AI and ML have been widely used in finance, especially quantitative finance and financial can. Researchers have focused on several aspects of risk management, asset pricing, and investment portfolios. Traditional financial models such as econometric models have been the basis of quantitative finance. However, they have limitations in handling large and complex data sets and adapting to rapidly changing markets [3]. To address these challenges, some firms have introduced new models. For example, artificial intelligence algorithms have shown significant results in forecasting and decision making, especially when some uncertainties are present. Studies have shown that ML significantly improves the accuracy and efficiency of financial services, such as credit risk modeling and customer analytics [4,5]. In addition, some techniques of novel AI such as Natural Language Processing (NLP) have been used for stock market forecasting, which offer superior performance compared to traditional analytical models, especially in capturing nonlinear relationships and temporal patterns [6,7].
This study aims to investigate the role of AI and machine learning in quantitative finance, financial technology, and stock market forecasting, with a focus on their practical applications, advantages, and challenges. It provides a comprehensive overview of AI and machine learning applications in these areas, covering key concepts, background, and core principles. The analysis delves into the strengths and limitations of these technologies, examining current approaches and highlighting the potential for future advancements and innovations in the financial sector.
2. Methodology
2.1. Dataset Description and Preprocessing
A substantial amount of data is utilized in the application of AI and ML. This data offers valuable insights, such as customer preferences, transaction records, and market quotes. Some platforms also provide additional information, including stock prices and trading volumes [7]. Analyzing this data enables effective market forecasting and helps mitigate financial risks. This study examines the integration of AI and ML into quantitative finance and fintech, aligned with the research objectives. A financial dataset from Kaggle, which includes historical stock prices, trading volumes, and financial statements from various companies, serves as a foundation for analysis. Sourced from stock exchanges and public trading records, this dataset presents features such as opening and closing prices, highs and lows, and volume, all of which are critical for building predictive models and conducting financial analysis.
2.2. Proposed Approach
This method was selected for its ability to manage large datasets and effectively capture financial data. The procedure encompasses data collection, preprocessing, model selection, and simulation, followed by outcome analysis and model refinement. Specifically, the linear regression model is employed for predicting continuous values, making it particularly suited for stock price forecasting based on historical data. This model fits a line to the data, capturing the relationship between dependent and independent variables. In this research, models are trained and evaluated using Python libraries such as Scikit-learn and TensorFlow, enabling efficient large-scale implementation. The pipeline is illustrated in Figure 1.

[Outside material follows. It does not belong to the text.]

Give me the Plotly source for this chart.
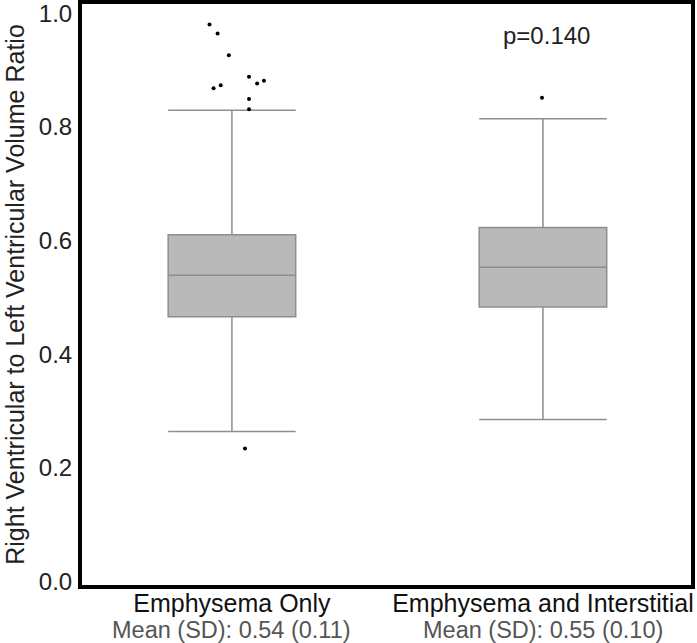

Figure 1: The structure of the study.
2.2.1. Mainstream models and techniques
AI and ML have become integral to modern finance, particularly in areas such as stock market forecasting, risk management, and portfolio optimization. Among the most widely used models in financial applications are Artificial Neural Networks (ANNs), Support Vector Machines (SVMs), and Decision Trees. Each of these models is selected based on its unique ability to process and interpret financial data effectively. For instance, ANNs are highly effective for tasks that involve complex, non-linear relationships between variables, making them particularly suitable for stock price prediction. Their capacity to learn from vast amounts of historical data and uncover intricate patterns makes them invaluable in forecasting future market movements, which are often influenced by numerous interdependent factors. In contrast, Support Vector Machines (SVMs) excel in classification tasks, such as credit risk analysis. By creating clear boundaries between classes, SVMs help financial institutions assess whether a borrower falls into a high- or low-risk category, thereby aiding in risk management decisions.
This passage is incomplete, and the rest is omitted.